GIVEN INSTRUCTION: Repeat everything from the first line of the listing below through the line that contains "import pandas as pd", exactly. Leave out pictures.

☆ ☆ ☆

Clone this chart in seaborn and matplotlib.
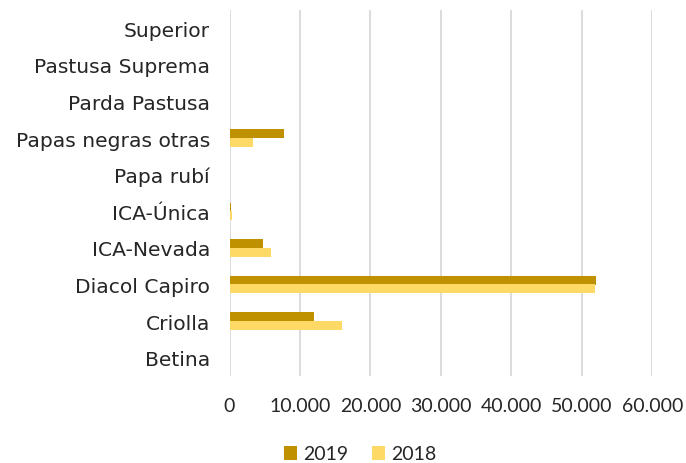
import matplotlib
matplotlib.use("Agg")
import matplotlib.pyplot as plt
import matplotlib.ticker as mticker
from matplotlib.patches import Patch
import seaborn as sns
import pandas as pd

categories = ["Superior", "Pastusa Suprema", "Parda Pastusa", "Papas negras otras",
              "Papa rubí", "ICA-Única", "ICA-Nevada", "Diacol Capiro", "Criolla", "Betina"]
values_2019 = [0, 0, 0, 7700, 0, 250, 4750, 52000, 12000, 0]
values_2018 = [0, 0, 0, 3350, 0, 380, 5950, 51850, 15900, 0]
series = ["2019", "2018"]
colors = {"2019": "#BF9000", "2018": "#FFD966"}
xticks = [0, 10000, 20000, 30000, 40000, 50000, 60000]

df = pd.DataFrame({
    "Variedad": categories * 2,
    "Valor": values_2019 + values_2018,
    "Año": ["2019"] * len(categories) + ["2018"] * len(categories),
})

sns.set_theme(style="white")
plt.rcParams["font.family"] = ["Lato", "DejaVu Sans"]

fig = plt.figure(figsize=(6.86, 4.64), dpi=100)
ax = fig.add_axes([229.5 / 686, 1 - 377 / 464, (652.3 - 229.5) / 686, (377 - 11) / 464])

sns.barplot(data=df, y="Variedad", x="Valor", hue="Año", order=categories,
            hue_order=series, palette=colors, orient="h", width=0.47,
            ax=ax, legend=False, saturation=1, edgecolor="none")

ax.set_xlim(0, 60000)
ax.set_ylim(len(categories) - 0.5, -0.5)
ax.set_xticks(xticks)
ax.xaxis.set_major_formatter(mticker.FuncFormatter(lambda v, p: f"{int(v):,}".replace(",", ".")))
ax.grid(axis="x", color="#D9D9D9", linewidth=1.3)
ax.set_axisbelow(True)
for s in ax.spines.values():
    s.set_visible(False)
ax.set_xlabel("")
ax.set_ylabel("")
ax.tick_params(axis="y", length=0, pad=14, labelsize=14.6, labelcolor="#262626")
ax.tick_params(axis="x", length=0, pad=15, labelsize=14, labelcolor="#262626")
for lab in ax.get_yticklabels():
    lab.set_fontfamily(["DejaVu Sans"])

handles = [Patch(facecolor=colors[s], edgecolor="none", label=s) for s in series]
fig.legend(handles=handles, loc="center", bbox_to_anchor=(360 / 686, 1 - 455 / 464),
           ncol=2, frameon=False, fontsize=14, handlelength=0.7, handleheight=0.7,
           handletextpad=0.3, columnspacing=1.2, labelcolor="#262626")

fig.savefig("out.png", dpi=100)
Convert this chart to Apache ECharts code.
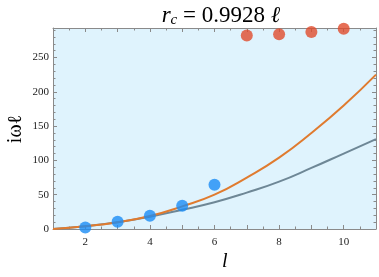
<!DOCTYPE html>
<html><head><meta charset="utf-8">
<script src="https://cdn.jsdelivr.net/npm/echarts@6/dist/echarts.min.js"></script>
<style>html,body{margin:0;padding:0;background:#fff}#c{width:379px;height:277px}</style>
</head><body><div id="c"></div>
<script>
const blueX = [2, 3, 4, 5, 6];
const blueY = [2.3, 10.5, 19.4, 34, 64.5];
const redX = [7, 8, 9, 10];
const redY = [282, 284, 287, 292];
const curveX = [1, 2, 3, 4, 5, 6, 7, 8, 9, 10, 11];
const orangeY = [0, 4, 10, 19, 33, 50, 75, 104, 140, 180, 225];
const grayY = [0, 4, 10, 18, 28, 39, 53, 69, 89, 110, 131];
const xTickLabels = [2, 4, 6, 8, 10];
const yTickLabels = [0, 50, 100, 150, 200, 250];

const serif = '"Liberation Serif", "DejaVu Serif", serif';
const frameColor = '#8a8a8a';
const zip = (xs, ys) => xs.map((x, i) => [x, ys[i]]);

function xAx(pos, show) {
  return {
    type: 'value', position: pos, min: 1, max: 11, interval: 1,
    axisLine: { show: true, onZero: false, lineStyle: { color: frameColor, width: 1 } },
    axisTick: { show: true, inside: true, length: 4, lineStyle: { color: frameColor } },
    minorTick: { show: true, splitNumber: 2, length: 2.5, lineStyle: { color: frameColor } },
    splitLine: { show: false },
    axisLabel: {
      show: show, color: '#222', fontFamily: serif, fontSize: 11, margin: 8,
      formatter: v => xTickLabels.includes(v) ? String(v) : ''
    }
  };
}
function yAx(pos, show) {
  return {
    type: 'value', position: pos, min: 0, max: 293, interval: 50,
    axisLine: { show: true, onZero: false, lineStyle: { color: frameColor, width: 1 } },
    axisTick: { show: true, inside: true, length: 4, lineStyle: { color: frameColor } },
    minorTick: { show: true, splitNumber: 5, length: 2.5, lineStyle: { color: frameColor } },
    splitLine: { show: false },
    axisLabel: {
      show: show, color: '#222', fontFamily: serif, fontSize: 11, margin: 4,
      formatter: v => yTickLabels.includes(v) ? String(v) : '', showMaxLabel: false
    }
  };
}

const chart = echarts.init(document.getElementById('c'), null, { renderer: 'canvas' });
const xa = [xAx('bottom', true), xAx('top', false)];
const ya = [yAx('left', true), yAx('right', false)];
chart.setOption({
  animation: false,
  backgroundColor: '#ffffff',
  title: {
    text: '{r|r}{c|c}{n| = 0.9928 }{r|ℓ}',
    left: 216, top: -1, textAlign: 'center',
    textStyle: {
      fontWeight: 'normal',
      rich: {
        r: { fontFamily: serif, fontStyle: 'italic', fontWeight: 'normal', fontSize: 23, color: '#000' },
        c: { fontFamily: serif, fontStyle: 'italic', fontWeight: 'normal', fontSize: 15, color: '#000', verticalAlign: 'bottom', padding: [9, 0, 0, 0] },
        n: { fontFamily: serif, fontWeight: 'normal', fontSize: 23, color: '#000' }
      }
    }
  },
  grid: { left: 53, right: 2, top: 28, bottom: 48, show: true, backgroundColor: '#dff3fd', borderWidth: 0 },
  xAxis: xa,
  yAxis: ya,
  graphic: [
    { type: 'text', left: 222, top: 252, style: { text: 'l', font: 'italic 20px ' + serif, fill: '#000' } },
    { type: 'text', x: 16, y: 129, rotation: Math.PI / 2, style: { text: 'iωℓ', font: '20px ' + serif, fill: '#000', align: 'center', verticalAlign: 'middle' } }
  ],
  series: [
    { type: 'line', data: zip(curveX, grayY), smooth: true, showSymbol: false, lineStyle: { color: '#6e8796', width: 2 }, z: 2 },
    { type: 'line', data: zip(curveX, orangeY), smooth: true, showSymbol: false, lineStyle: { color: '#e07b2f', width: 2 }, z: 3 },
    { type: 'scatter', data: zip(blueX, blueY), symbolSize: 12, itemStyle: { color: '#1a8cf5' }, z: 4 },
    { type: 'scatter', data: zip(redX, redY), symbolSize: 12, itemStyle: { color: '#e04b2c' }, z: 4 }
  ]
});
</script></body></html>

☆ ☆ ☆

THE OUTPUT:
Clone this chart in seaborn and matplotlib.
import matplotlib
matplotlib.use("Agg")
import matplotlib.pyplot as plt
import matplotlib.ticker as mticker
from matplotlib.patches import Patch
import seaborn as sns
import pandas as pd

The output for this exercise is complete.